» What you have to do
Leave the pictures out and transcribe every record exactly.

+++++

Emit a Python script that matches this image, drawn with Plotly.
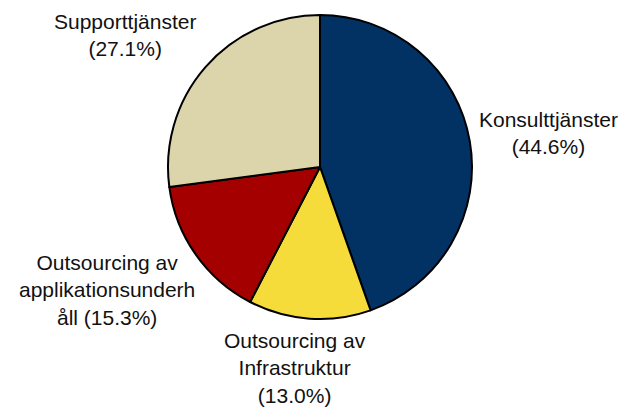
import plotly.graph_objects as go

# Revenue split by service area (percent)
categories = [
    "Konsulttjänster",
    "Outsourcing av Infrastruktur",
    "Outsourcing av applikationsunderhåll",
    "Supporttjänster",
]
values = [44.6, 13.0, 15.3, 27.1]
# Label text as it is wrapped beside each slice
label_lines = [
    ["Konsulttjänster"],
    ["Outsourcing av", "Infrastruktur"],
    ["Outsourcing av", "applikationsunderh", "åll"],
    ["Supporttjänster"],
]
colors = ["#023163", "#F6DC3A", "#A40000", "#DCD5AB"]

W, H = 624, 409
cx, cy, r = 320, 167, 152

fig = go.Figure(
    go.Pie(
        labels=categories,
        values=values,
        sort=False,
        direction="clockwise",
        rotation=0,
        textinfo="none",
        hoverinfo="label+percent",
        marker=dict(colors=colors, line=dict(color="#000000", width=2)),
        domain=dict(
            x=[(cx - r) / W, (cx + r) / W],
            y=[1 - (cy + r) / H, 1 - (cy - r) / H],
        ),
        showlegend=False,
    )
)

# Label anchor points (pixel centres of each text block)
label_pos = [(548, 133), (295, 368), (107, 290), (125, 35)]
for lines, v, (px, py) in zip(label_lines, values, label_pos):
    pct = f"({v:.1f}%)"
    if lines[-1] == "åll":
        text_lines = lines[:-1] + [f"{lines[-1]} {pct}"]
    else:
        text_lines = lines + [pct]
    fig.add_annotation(
        text="<br>".join(text_lines),
        x=px / W,
        y=1 - py / H,
        xref="paper",
        yref="paper",
        xanchor="center",
        yanchor="middle",
        showarrow=False,
        align="center",
        font=dict(family="Liberation Sans, Arial, sans-serif", size=21, color="#111111"),
    )

fig.update_layout(
    width=W,
    height=H,
    margin=dict(l=0, r=0, t=0, b=0),
    paper_bgcolor="#ffffff",
    plot_bgcolor="#ffffff",
)

fig.write_html("out.html")
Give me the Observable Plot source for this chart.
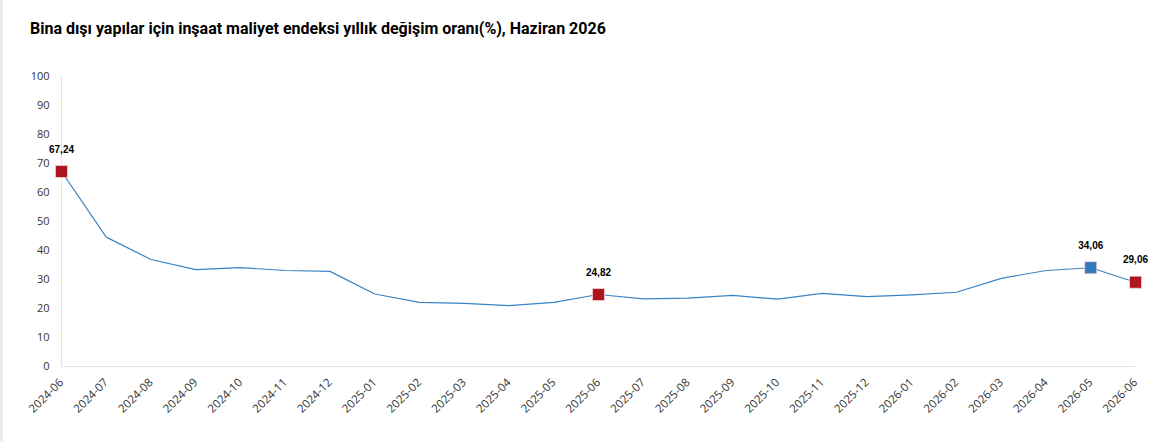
<!DOCTYPE html>
<html>
<head>
<meta charset="utf-8">
<script src="https://cdn.jsdelivr.net/npm/d3@7"></script>
<script src="https://cdn.jsdelivr.net/npm/@observablehq/plot@0.6"></script>
<style>
  html, body { margin: 0; padding: 0; background: #fff; }
  body { width: 1170px; height: 442px; overflow: hidden; position: relative; }
  #strip { position: absolute; left: 0; top: 0; width: 3px; height: 442px; background: #ececec; z-index: 5; }
  #title { position: absolute; left: 30px; top: 19px; font-family: Roboto, "Noto Sans", sans-serif; font-weight: 700; font-size: 16px; color: #000; }
  #chart { position: absolute; left: 0; top: 60px; }
</style>
</head>
<body>
<div id="strip"></div>
<div id="title">Bina dışı yapılar için inşaat maliyet endeksi yıllık değişim oranı(%), Haziran 2026</div>
<div id="chart"></div>
<script>
const months = ["2024-06","2024-07","2024-08","2024-09","2024-10","2024-11","2024-12",
  "2025-01","2025-02","2025-03","2025-04","2025-05","2025-06","2025-07","2025-08","2025-09",
  "2025-10","2025-11","2025-12","2026-01","2026-02","2026-03","2026-04","2026-05","2026-06"];
const values = [67.24,44.6,36.9,33.4,34.1,33.1,32.8,
  25.0,22.1,21.8,21.0,22.1,24.82,23.3,23.6,24.5,
  23.2,25.2,24.1,24.7,25.6,30.4,33.1,34.06,29.06];
const highlightMonths = ["2024-06","2025-06","2026-05","2026-06"];
const highlightColors = ["#ad1520","#ad1520","#2f7bbd","#ad1520"];
const yTicks = [0,10,20,30,40,50,60,70,80,90,100];

const data = months.map((m, i) => ({month: m, value: values[i]}));
const hl = highlightMonths.map((m, i) => ({month: m, value: values[months.indexOf(m)], color: highlightColors[i]}));
const fmt = v => v.toFixed(2).replace(".", ",");

const chart = Plot.plot({
  width: 1170,
  height: 382,
  marginLeft: 61,
  marginRight: 35,
  marginTop: 16,
  marginBottom: 76,
  x: {type: "point", domain: months, padding: 0, round: false},
  y: {domain: [0, 100]},
  style: {fontFamily: "'Open Sans', 'Noto Sans', sans-serif", background: "#fff"},
  marks: [
    Plot.ruleY([0], {stroke: "#dfe3ea", strokeWidth: 1}),
    Plot.ruleX([months[0]], {y1: 0, y2: 100, stroke: "#dfe3ea", strokeWidth: 1}),
    Plot.axisY({ticks: yTicks, tickSize: 0, tickPadding: 12, fontSize: 11, fill: "#333", label: null}),
    Plot.axisX({tickSize: 0, tickRotate: -45, tickPadding: 14, fontSize: 11.5, fill: "#333", label: null}),
    Plot.line(data, {x: "month", y: "value", stroke: "#3a84c4", strokeWidth: 1.2}),
    Plot.dot(hl, {x: "month", y: "value", symbol: "square", r: 6.8, fill: "color", stroke: "#f3d6d6", strokeWidth: 0.8}),
    Plot.text(hl, {x: "month", y: "value", text: d => fmt(d.value), dy: -22, fontSize: 10, fontWeight: "bold", fill: "#000", fontFamily: "'Liberation Sans', Arial, sans-serif"})
  ]
});
document.getElementById("chart").appendChild(chart);
</script>
</body>
</html>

+++++

» Written solution
Emit a Python script that matches this image, drawn with Plotly.
import plotly.graph_objects as go

# Revenue split by service area (percent)
categories = [
    "Konsulttjänster",
    "Outsourcing av Infrastruktur",
    "Outsourcing av applikationsunderhåll",
    "Supporttjänster",
]
values = [44.6, 13.0, 15.3, 27.1]
# Label text as it is wrapped beside each slice
label_lines = [
    ["Konsulttjänster"],
    ["Outsourcing av", "Infrastruktur"],
    ["Outsourcing av", "applikationsunderh", "åll"],
    ["Supporttjänster"],
]
colors = ["#023163", "#F6DC3A", "#A40000", "#DCD5AB"]

W, H = 624, 409
cx, cy, r = 320, 167, 152

fig = go.Figure(
    go.Pie(
        labels=categories,
        values=values,
        sort=False,
        direction="clockwise",
        rotation=0,
        textinfo="none",
        hoverinfo="label+percent",
        marker=dict(colors=colors, line=dict(color="#000000", width=2)),
        domain=dict(
            x=[(cx - r) / W, (cx + r) / W],
            y=[1 - (cy + r) / H, 1 - (cy - r) / H],
        ),
        showlegend=False,
    )
)

# Label anchor points (pixel centres of each text block)
label_pos = [(548, 133), (295, 368), (107, 290), (125, 35)]
for lines, v, (px, py) in zip(label_lines, values, label_pos):
    pct = f"({v:.1f}%)"
    if lines[-1] == "åll":
        text_lines = lines[:-1] + [f"{lines[-1]} {pct}"]
    else:
        text_lines = lines + [pct]
    fig.add_annotation(
        text="<br>".join(text_lines),
        x=px / W,
        y=1 - py / H,
        xref="paper",
        yref="paper",
        xanchor="center",
        yanchor="middle",
        showarrow=False,
        align="center",
        font=dict(family="Liberation Sans, Arial, sans-serif", size=21, color="#111111"),
    )

fig.update_layout(
    width=W,
    height=H,
    margin=dict(l=0, r=0, t=0, b=0),
    paper_bgcolor="#ffffff",
    plot_bgcolor="#ffffff",
)

fig.write_html("out.html")
Give me the Observable Plot source for this chart.
<!DOCTYPE html>
<html>
<head>
<meta charset="utf-8">
<script src="https://cdn.jsdelivr.net/npm/d3@7"></script>
<script src="https://cdn.jsdelivr.net/npm/@observablehq/plot@0.6"></script>
<style>
  html, body { margin: 0; padding: 0; background: #fff; }
  body { width: 1170px; height: 442px; overflow: hidden; position: relative; }
  #strip { position: absolute; left: 0; top: 0; width: 3px; height: 442px; background: #ececec; z-index: 5; }
  #title { position: absolute; left: 30px; top: 19px; font-family: Roboto, "Noto Sans", sans-serif; font-weight: 700; font-size: 16px; color: #000; }
  #chart { position: absolute; left: 0; top: 60px; }
</style>
</head>
<body>
<div id="strip"></div>
<div id="title">Bina dışı yapılar için inşaat maliyet endeksi yıllık değişim oranı(%), Haziran 2026</div>
<div id="chart"></div>
<script>
const months = ["2024-06","2024-07","2024-08","2024-09","2024-10","2024-11","2024-12",
  "2025-01","2025-02","2025-03","2025-04","2025-05","2025-06","2025-07","2025-08","2025-09",
  "2025-10","2025-11","2025-12","2026-01","2026-02","2026-03","2026-04","2026-05","2026-06"];
const values = [67.24,44.6,36.9,33.4,34.1,33.1,32.8,
  25.0,22.1,21.8,21.0,22.1,24.82,23.3,23.6,24.5,
  23.2,25.2,24.1,24.7,25.6,30.4,33.1,34.06,29.06];
const highlightMonths = ["2024-06","2025-06","2026-05","2026-06"];
const highlightColors = ["#ad1520","#ad1520","#2f7bbd","#ad1520"];
const yTicks = [0,10,20,30,40,50,60,70,80,90,100];

const data = months.map((m, i) => ({month: m, value: values[i]}));
const hl = highlightMonths.map((m, i) => ({month: m, value: values[months.indexOf(m)], color: highlightColors[i]}));
const fmt = v => v.toFixed(2).replace(".", ",");

const chart = Plot.plot({
  width: 1170,
  height: 382,
  marginLeft: 61,
  marginRight: 35,
  marginTop: 16,
  marginBottom: 76,
  x: {type: "point", domain: months, padding: 0, round: false},
  y: {domain: [0, 100]},
  style: {fontFamily: "'Open Sans', 'Noto Sans', sans-serif", background: "#fff"},
  marks: [
    Plot.ruleY([0], {stroke: "#dfe3ea", strokeWidth: 1}),
    Plot.ruleX([months[0]], {y1: 0, y2: 100, stroke: "#dfe3ea", strokeWidth: 1}),
    Plot.axisY({ticks: yTicks, tickSize: 0, tickPadding: 12, fontSize: 11, fill: "#333", label: null}),
    Plot.axisX({tickSize: 0, tickRotate: -45, tickPadding: 14, fontSize: 11.5, fill: "#333", label: null}),
    Plot.line(data, {x: "month", y: "value", stroke: "#3a84c4", strokeWidth: 1.2}),
    Plot.dot(hl, {x: "month", y: "value", symbol: "square", r: 6.8, fill: "color", stroke: "#f3d6d6", strokeWidth: 0.8}),
    Plot.text(hl, {x: "month", y: "value", text: d => fmt(d.value), dy: -22, fontSize: 10, fontWeight: "bold", fill: "#000", fontFamily: "'Liberation Sans', Arial, sans-serif"})
  ]
});
document.getElementById("chart").appendChild(chart);
</script>
</body>
</html>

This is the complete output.